TASK PROMPT ▸
Everything in the listing below from the line containing "The picture is" through the line containing "const dyes = ['blue', 'none', 'red'];" should be repeated exactly; leave out every other line.

INFORMATION PROVIDED ▸
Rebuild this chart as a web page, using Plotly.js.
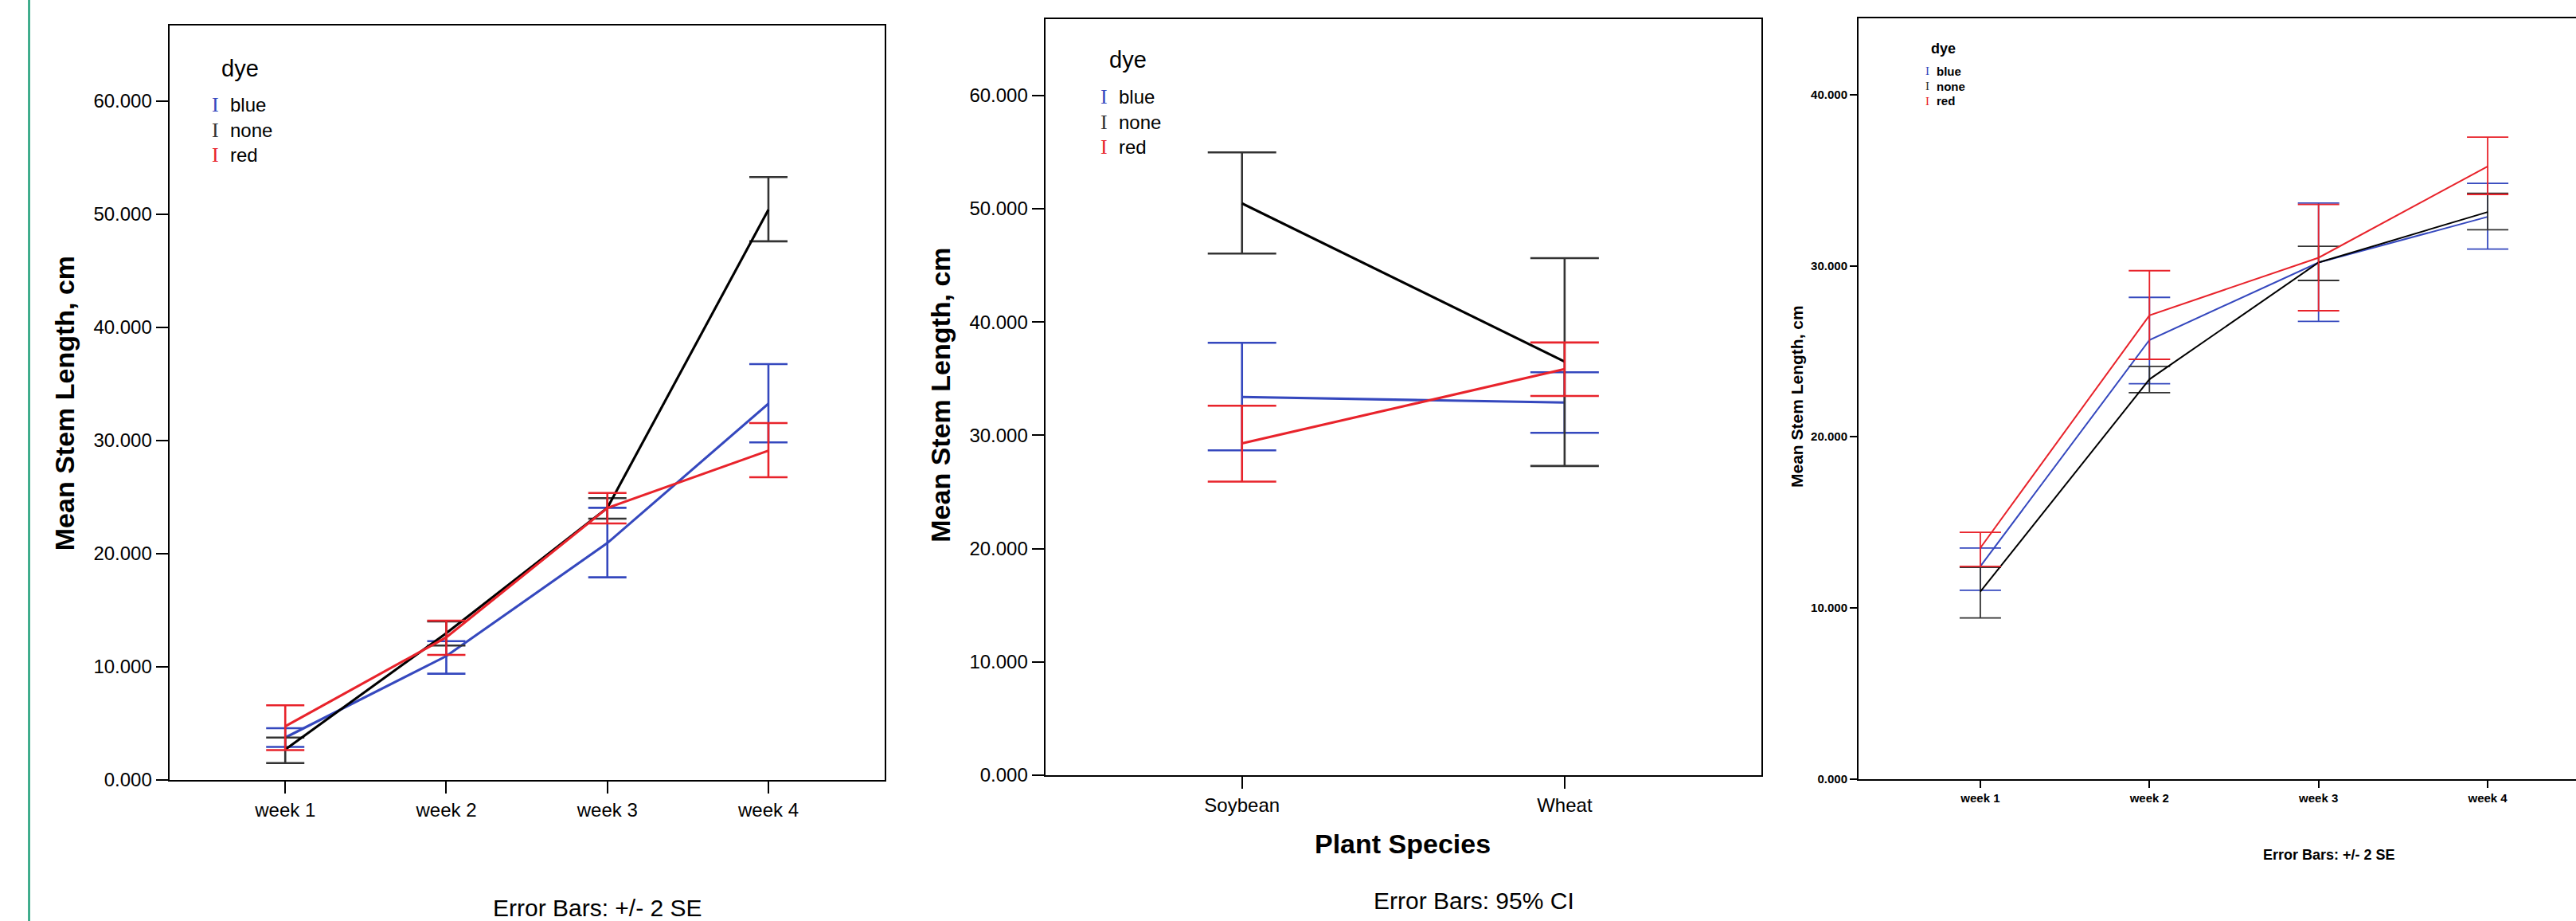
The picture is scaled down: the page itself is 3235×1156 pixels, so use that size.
<!DOCTYPE html>
<html>
<head>
<meta charset="utf-8">
<script src="https://cdn.plot.ly/plotly-3.0.1.min.js"></script>
<style>
html,body{margin:0;padding:0;background:#fff;overflow:hidden;}
#chart{width:3290px;height:1156px;}
</style>
</head>
<body>
<div id="chart"></div>
<script>
// ---------- data ----------
const weeks = ['week 1', 'week 2', 'week 3', 'week 4'];
const species = ['Soybean', 'Wheat'];
const dyes = ['blue', 'none', 'red'];

// Panel 1: mean stem length by week, Error Bars: +/- 2 SE
const p1BlueMean  = [3.75, 10.95, 20.94, 33.26];
const p1BlueUpper = [4.58, 12.27, 24.06, 36.76];
const p1BlueLower = [2.92, 9.39, 17.91, 29.84];
const p1NoneMean  = [2.70, 12.97, 24.05, 50.40];
const p1NoneUpper = [3.75, 14.01, 24.91, 53.29];
const p1NoneLower = [1.50, 11.88, 23.10, 47.61];
const p1RedMean   = [4.74, 12.61, 24.04, 29.11];
const p1RedUpper  = [6.60, 14.08, 25.37, 31.55];
const p1RedLower  = [2.64, 11.06, 22.68, 26.76];

// Panel 2: mean stem length by plant species, Error Bars: 95% CI
const p2BlueMean  = [33.38, 32.89];
const p2BlueUpper = [38.16, 35.56];
const p2BlueLower = [28.67, 30.22];
const p2NoneMean  = [50.47, 36.50];
const p2NoneUpper = [54.97, 45.64];
const p2NoneLower = [46.04, 27.29];
const p2RedMean   = [29.28, 35.84];
const p2RedUpper  = [32.61, 38.19];
const p2RedLower  = [25.91, 33.47];

// Panel 3: mean stem length by week, Error Bars: +/- 2 SE
const p3BlueMean  = [12.42, 25.66, 30.19, 32.86];
const p3BlueUpper = [13.50, 28.15, 33.66, 34.82];
const p3BlueLower = [11.03, 23.10, 26.75, 30.97];
const p3NoneMean  = [10.94, 23.36, 30.19, 33.14];
const p3NoneUpper = [12.37, 24.12, 31.14, 34.23];
const p3NoneLower = [9.41, 22.58, 29.14, 32.10];
const p3RedMean   = [13.50, 27.10, 30.47, 35.81];
const p3RedUpper  = [14.42, 29.71, 33.58, 37.52];
const p3RedLower  = [12.42, 24.53, 27.37, 34.17];

const yTitle = 'Mean Stem Length, cm';
const p1Note = 'Error Bars: +/- 2 SE';
const p2Note = 'Error Bars: 95% CI';
const p3Note = 'Error Bars: +/- 2 SE';
const p2XTitle = 'Plant Species';
const legendTitle = 'dye';

// ---------- styling ----------
const W = 3290, H = 1156;
const px = v => v / W;
const py = v => (H - v) / H;
const FONT = 'Liberation Sans, Arial, sans-serif';
const lineColors = {blue: '#3548BE', none: '#000000', red: '#E8232B'};
const errColors = {blue: '#3548BE', none: '#333333', red: '#E8232B'};

function trace(x, mean, upper, lower, dye, xa, ya, lw, ew, cap) {
  return {
    type: 'scatter', mode: 'lines', x: x, y: mean, xaxis: xa, yaxis: ya,
    name: dye, showlegend: false, hoverinfo: 'skip',
    line: {color: lineColors[dye], width: lw},
    error_y: {
      type: 'data', symmetric: false,
      array: upper.map((u, i) => u - mean[i]),
      arrayminus: lower.map((l, i) => mean[i] - l),
      color: errColors[dye], thickness: ew, width: cap
    }
  };
}

const data = [
  trace(weeks, p1BlueMean, p1BlueUpper, p1BlueLower, 'blue', 'x', 'y', 3.1, 2.6, 24),
  trace(weeks, p1NoneMean, p1NoneUpper, p1NoneLower, 'none', 'x', 'y', 3.1, 2.6, 24),
  trace(weeks, p1RedMean, p1RedUpper, p1RedLower, 'red', 'x', 'y', 3.1, 2.6, 24),
  trace(species, p2BlueMean, p2BlueUpper, p2BlueLower, 'blue', 'x2', 'y2', 3.1, 2.6, 43),
  trace(species, p2NoneMean, p2NoneUpper, p2NoneLower, 'none', 'x2', 'y2', 3.1, 2.6, 43),
  trace(species, p2RedMean, p2RedUpper, p2RedLower, 'red', 'x2', 'y2', 3.1, 2.6, 43),
  trace(weeks, p3BlueMean, p3BlueUpper, p3BlueLower, 'blue', 'x3', 'y3', 2.0, 1.8, 26),
  trace(weeks, p3NoneMean, p3NoneUpper, p3NoneLower, 'none', 'x3', 'y3', 2.0, 1.8, 26),
  trace(weeks, p3RedMean, p3RedUpper, p3RedLower, 'red', 'x3', 'y3', 2.0, 1.8, 26)
];

function xAxis(domain, range, anchor, fs, tl, bold) {
  return {
    domain: domain, anchor: anchor, type: 'category', range: range,
    showline: true, linecolor: '#000', linewidth: 2, mirror: true,
    ticks: 'outside', ticklen: tl, tickwidth: 2, tickcolor: '#000',
    tickfont: {family: FONT, size: fs, color: '#000', weight: bold ? 'bold' : 'normal'},
    showgrid: false, zeroline: false, fixedrange: true
  };
}
function yAxis(domain, range, anchor, fs, tl, bold) {
  return {
    domain: domain, anchor: anchor, range: range, tick0: 0, dtick: 10,
    tickformat: '.3f',
    showline: true, linecolor: '#000', linewidth: 2, mirror: true,
    ticks: 'outside', ticklen: tl, tickwidth: 2, tickcolor: '#000',
    tickfont: {family: FONT, size: fs, color: '#000', weight: bold ? 'bold' : 'normal'},
    showgrid: false, zeroline: false, fixedrange: true
  };
}

const annotations = [];
function txt(text, x, y, size, opts) {
  annotations.push(Object.assign({
    text: text, xref: 'paper', yref: 'paper', x: px(x), y: py(y),
    xanchor: 'center', yanchor: 'middle', showarrow: false,
    font: {family: FONT, size: size, color: '#000'}
  }, opts || {}));
}
function b(s, on) { return on ? '<b>' + s + '</b>' : s; }
function legend(titleX, titleY, titleSize, symX, textX, ys, itemSize, symSize, bold) {
  txt(b(legendTitle, bold), titleX, titleY, titleSize, {xanchor: 'left'});
  dyes.forEach((d, i) => {
    txt('I', symX, ys[i], symSize, {font: {family: 'Liberation Serif, serif', size: symSize, color: errColors[d]}});
    txt(b(d, bold), textX, ys[i], itemSize, {xanchor: 'left'});
  });
}

// Panel 1 texts
txt('<b>' + yTitle + '</b>', 80.7, 506.5, 34, {textangle: -90});
legend(276, 86, 29, 270.8, 287, [132, 163, 194], 24, 26, false);
txt(p1Note, 750, 1139, 30);
// Panel 2 texts
txt('<b>' + yTitle + '</b>', 1180.7, 496, 34, {textangle: -90});
txt('<b>' + p2XTitle + '</b>', 1761.5, 1058.7, 34);
legend(1391, 75, 29, 1386, 1402.5, [121.6, 153.3, 184.3], 24, 26, false);
txt(p2Note, 1851, 1130, 30);
// Panel 3 texts
txt('<b>' + yTitle + '</b>', 2256, 498, 21, {textangle: -90});
legend(2423, 60.5, 18, 2420.5, 2430, [89.2, 108.4, 126.8], 15, 15, true);
txt(b(p3Note, true), 2924.5, 1073.4, 18);

const layout = {
  width: W, height: H,
  margin: {l: 0, r: 0, t: 0, b: 0, pad: 0},
  paper_bgcolor: '#fff', plot_bgcolor: '#fff',
  showlegend: false,
  font: {family: FONT, color: '#000'},
  xaxis: xAxis([px(212.6), px(1110.6)], [-0.72, 3.72], 'y', 24, 15, false),
  yaxis: yAxis([py(979), py(32.4)], [0, 66.66], 'x', 24, 15, false),
  xaxis2: xAxis([px(1312.6), px(2212)], [-0.61, 1.61], 'y2', 24, 15, false),
  yaxis2: yAxis([py(973), py(24.3)], [0, 66.71], 'x2', 24, 15, false),
  xaxis3: xAxis([px(2334), px(3277)], [-0.72, 3.72], 'y3', 15, 9, true),
  yaxis3: yAxis([py(977.6), py(22.9)], [0, 44.47], 'x3', 15, 9, true),
  annotations: annotations,
  shapes: [{
    type: 'line', xref: 'paper', yref: 'paper',
    x0: px(36.5), x1: px(36.5), y0: 0, y1: 1,
    line: {color: '#1E9E78', width: 2.5}
  }]
};

Plotly.newPlot('chart', data, layout, {displayModeBar: false, staticPlot: true});
</script>
</body>
</html>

SOLUTION TO THE PROBLEM ▸
The picture is scaled down: the page itself is 3235×1156 pixels, so use that size.
<!DOCTYPE html>
<html>
<head>
<meta charset="utf-8">
<script src="https://cdn.plot.ly/plotly-3.0.1.min.js"></script>
<style>
html,body{margin:0;padding:0;background:#fff;overflow:hidden;}
#chart{width:3290px;height:1156px;}
</style>
</head>
<body>
<div id="chart"></div>
<script>
// ---------- data ----------
const weeks = ['week 1', 'week 2', 'week 3', 'week 4'];
const species = ['Soybean', 'Wheat'];
const dyes = ['blue', 'none', 'red'];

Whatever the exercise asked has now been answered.